Facebook Censors Trump Campaign Ad
Facebook removed an ad run by President Donald Trump’s re-election campaign on Thursday for violating the social media platform’s hate speech policy.
The ad, which was posted on the Team Trump Facebook group as well as Trump and Vice President Mike Pence’s pages, featured an upside-down red triangle with a black border, Fox News reported.
A similar symbol was used in Nazi concentration camps in the 1930s to identify political prisoners like socialists, communists and anarchists.
Jewish political prisoners, in contrast, wore a yellow triangle overlaid by a red triangle, according to The Washington Post.

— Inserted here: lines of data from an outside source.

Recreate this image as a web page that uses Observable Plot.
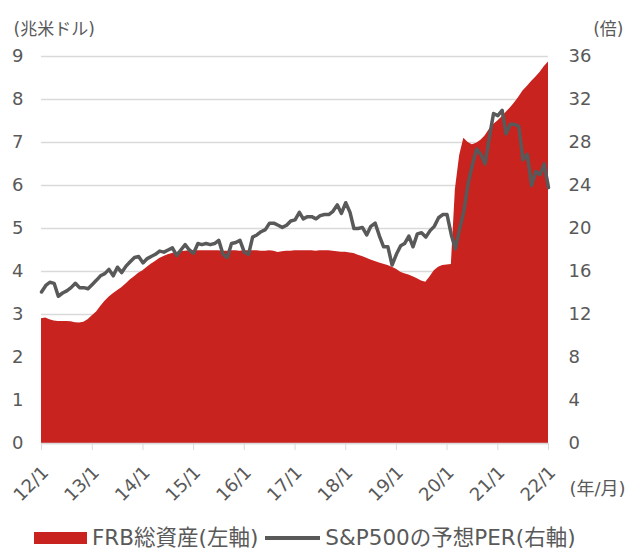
<!DOCTYPE html>
<html>
<head>
<meta charset="utf-8">
<script src="https://cdn.jsdelivr.net/npm/d3@7"></script>
<script src="https://cdn.jsdelivr.net/npm/@observablehq/plot@0.6"></script>
<style>
  html, body { margin: 0; padding: 0; background: #fff; }
  #wrap { position: relative; width: 626px; height: 551px; font-family: 'DejaVu Sans', 'Noto Sans CJK JP', sans-serif; color: #595959; }
  #legend { position: absolute; left: 0; top: 526px; height: 24px; display: flex; align-items: center; font-size: 21.5px; line-height: 24px; white-space: nowrap; }
  .sw { display: inline-block; }
</style>
</head>
<body>
<div id="wrap">
  <div id="chart"></div>
  <div id="legend">
    <span class="sw" style="margin-left:34px;width:53px;height:12px;background:#c8231f"></span>
    <span style="margin-left:5px">FRB総資産(左軸)</span>
    <span class="sw" style="margin-left:7px;width:55px;height:4px;background:#595959"></span>
    <span style="margin-left:5px">S&amp;P500の予想PER(右軸)</span>
  </div>
</div>
<script>
// Monthly observations, 2012/1 .. 2022/1
const startMonth = "2012-01-01";
const frbAssets = [ // 兆米ドル (left axis)
  2.90, 2.92, 2.88, 2.85, 2.84, 2.84, 2.84, 2.83, 2.81, 2.80, 2.82, 2.88,
  2.97, 3.06, 3.18, 3.30, 3.40, 3.48, 3.55, 3.62, 3.71, 3.80, 3.88, 3.96,
  4.02, 4.10, 4.17, 4.23, 4.30, 4.35, 4.39, 4.42, 4.44, 4.46, 4.47, 4.48,
  4.48, 4.48, 4.48, 4.48, 4.48, 4.48, 4.48, 4.47, 4.47, 4.48, 4.48, 4.47,
  4.48, 4.48, 4.48, 4.48, 4.47, 4.47, 4.48, 4.47, 4.44, 4.46, 4.47, 4.47,
  4.48, 4.48, 4.48, 4.48, 4.48, 4.47, 4.48, 4.48, 4.48, 4.47, 4.46, 4.45,
  4.45, 4.43, 4.42, 4.38, 4.35, 4.31, 4.27, 4.23, 4.20, 4.17, 4.14, 4.10,
  4.05, 3.98, 3.95, 3.92, 3.88, 3.83, 3.78, 3.75, 3.88, 4.02, 4.10, 4.14,
  4.15, 4.16, 5.90, 6.70, 7.10, 7.00, 6.95, 6.98, 7.05, 7.15, 7.30, 7.42,
  7.50, 7.60, 7.70, 7.80, 7.92, 8.05, 8.20, 8.30, 8.42, 8.52, 8.63, 8.76,
  8.87
];
const spPER = [ // 倍 (right axis)
  14.1, 14.7, 15.0, 14.9, 13.7, 14.0, 14.2, 14.5, 14.9, 14.5, 14.5, 14.4,
  14.8, 15.2, 15.6, 15.8, 16.2, 15.6, 16.4, 15.9, 16.5, 16.9, 17.3, 17.4,
  16.8, 17.2, 17.4, 17.6, 17.9, 17.8, 18.0, 18.2, 17.5, 18.0, 18.5, 18.0,
  17.7, 18.6, 18.5, 18.6, 18.5, 18.6, 18.9, 17.6, 17.3, 18.6, 18.7, 18.9,
  17.8, 17.6, 19.2, 19.4, 19.7, 19.9, 20.5, 20.5, 20.3, 20.1, 20.3, 20.7,
  20.8, 21.5, 20.9, 21.1, 21.1, 20.9, 21.2, 21.3, 21.3, 21.6, 22.2, 21.4,
  22.4, 21.5, 20.0, 20.0, 20.1, 19.4, 20.2, 20.5, 19.3, 18.3, 18.3, 16.6,
  17.6, 18.4, 18.6, 19.3, 18.3, 19.5, 19.6, 19.2, 19.8, 20.2, 21.0, 21.3,
  21.3, 19.4, 18.1, 20.0, 21.6, 24.2, 25.9, 27.4, 26.9, 26.0, 28.5, 30.7,
  30.5, 31.0, 28.8, 29.7, 29.7, 29.5, 26.4, 26.9, 24.0, 25.3, 25.0, 26.0,
  23.8
];
const leftTicks = [0, 1, 2, 3, 4, 5, 6, 7, 8, 9];
const rightTickLabels = ["0", "4", "8", "12", "16", "20", "24", "28", "32", "36"];
const xTickDates = ["2012-01-01","2013-01-01","2014-01-01","2015-01-01","2016-01-01","2017-01-01","2018-01-01","2019-01-01","2020-01-01","2021-01-01","2022-01-01"];
const xTickLabels = ["12/1","13/1","14/1","15/1","16/1","17/1","18/1","19/1","20/1","21/1","22/1"];
const leftTitle = "(兆米ドル)";
const rightTitle = "(倍)";
const xTitle = "(年/月)";

const t0 = new Date(startMonth);
const dates = frbAssets.map((_, i) => d3.utcMonth.offset(t0, i));
const rows = dates.map((date, i) => ({date, frb: frbAssets[i], per: spPER[i]}));
const years = xTickDates.map(s => new Date(s));
const perRatio = 4; // right axis (倍) = left axis × 4

const RED = "#c8231f", GRAY = "#595959", GRID = "#d9d9d9";

const chart = Plot.plot({
  width: 626,
  height: 515,
  marginTop: 56,
  marginBottom: 72,
  marginLeft: 41,
  marginRight: 78,
  style: {fontFamily: "'DejaVu Sans', 'Noto Sans CJK JP', sans-serif", fontSize: "18px", color: GRAY, background: "#fff"},
  x: {type: "utc", domain: [years[0], years[years.length - 1]]},
  y: {domain: [0, 9]},
  marks: [
    Plot.gridY(leftTicks, {stroke: GRID, strokeOpacity: 1, strokeWidth: 1.5}),
    Plot.areaY(rows, {x: "date", y: "frb", fill: RED}),
    Plot.ruleY([0], {stroke: GRID, strokeWidth: 1.5}),
    Plot.axisX({ticks: years, tickSize: 7, tickFormat: () => "", stroke: GRID, label: null}),
    Plot.lineY(rows, {x: "date", y: d => d.per / perRatio, stroke: GRAY, strokeWidth: 3.5, strokeLinejoin: "round"}),
    Plot.axisY({anchor: "left", ticks: leftTicks, tickSize: 0, tickPadding: 18, label: null, fill: GRAY}),
    Plot.axisY({anchor: "right", ticks: leftTicks, tickSize: 0, tickPadding: 20, label: null, fill: GRAY,
      tickFormat: d => rightTickLabels[leftTicks.indexOf(d)]}),
    Plot.text(years, {x: d => d, text: (d, i) => xTickLabels[i], frameAnchor: "bottom", dy: 26, dx: 4,
      rotate: -45, textAnchor: "end", lineAnchor: "middle", fill: GRAY, fontSize: 18}),
    Plot.text([leftTitle], {frameAnchor: "top-left", dx: -28, dy: -22, textAnchor: "start", lineAnchor: "bottom", fill: GRAY, fontSize: 17}),
    Plot.text([rightTitle], {frameAnchor: "top-right", dx: 75, dy: -22, textAnchor: "end", lineAnchor: "bottom", fill: GRAY, fontSize: 17}),
    Plot.text([xTitle], {frameAnchor: "bottom-right", dx: 77, dy: 51, textAnchor: "end", lineAnchor: "bottom", fill: GRAY, fontSize: 18})
  ]
});
document.getElementById("chart").appendChild(chart);
</script>
</body>
</html>
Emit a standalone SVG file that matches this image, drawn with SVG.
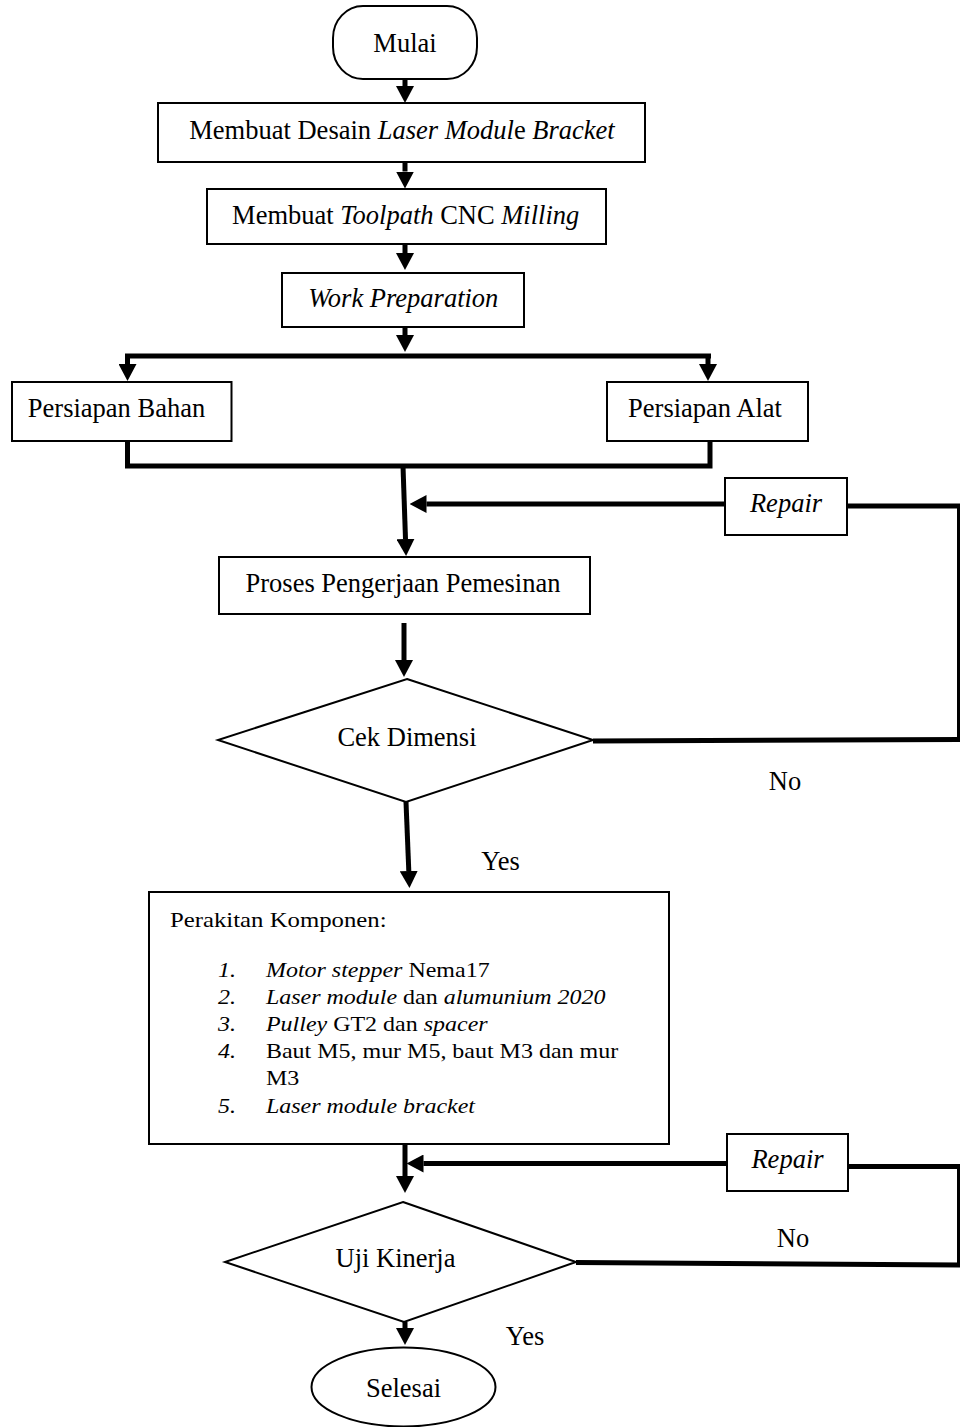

The ad itself denounced “Dangerous MOBS of far-left groups” that are “DESTROYING our cities and rioting – it’s absolute madness.”
“We removed these posts and ads for violating our policy against organized hate,” a Facebook spokesperson told Fox News.
“Our policy prohibits using a banned hate group’s symbol to identify political prisoners without the context that condemns or discusses the symbol.”
According to The Washington Post, 88 ads featuring the red triangle ran in total.
Trump’s campaign said that the upside-down red triangle is used by Antifa and Facebook has it as an emoji.
“The inverted red triangle is a symbol used by Antifa, so it was included in an ad about Antifa,” campaign communications director Tim Murtaugh told Fox News.
“We would note that Facebook still has an inverted red triangle emoji in use, which looks exactly the same, so it’s curious that they would target only this ad.”
This is an emoji. ?
It’s also a symbol widely used by Antifa. It was used in an ad about Antifa.
It is not in the ADL’s Hate Symbols Database. pic.twitter.com/WXSWzBLpkw
— Trump War Room – Text TRUMP to 88022 & get the APP (@TrumpWarRoom) June 18, 2020
Murtaugh pointed out that the image is also not in the Anti-Defamation League’s database of hate symbols.
“But it is ironic that it took a Trump ad to force the media to implicitly concede that Antifa is a hate group,” he said.
Certain Nazi symbols have been reclaimed, like the pink triangle used to label gay inmates, but historian Jacob S. Eder told The Washington Post the red triangle is not one of them.
“I think it’s a highly problematic use of a symbol that the Nazis used to identify their political enemies,” he said.
“It’s hard to imagine it’s done on purpose, because I’m not sure the vast majority of Americans know or understand the sign, but it’s very, very careless, to say the least.”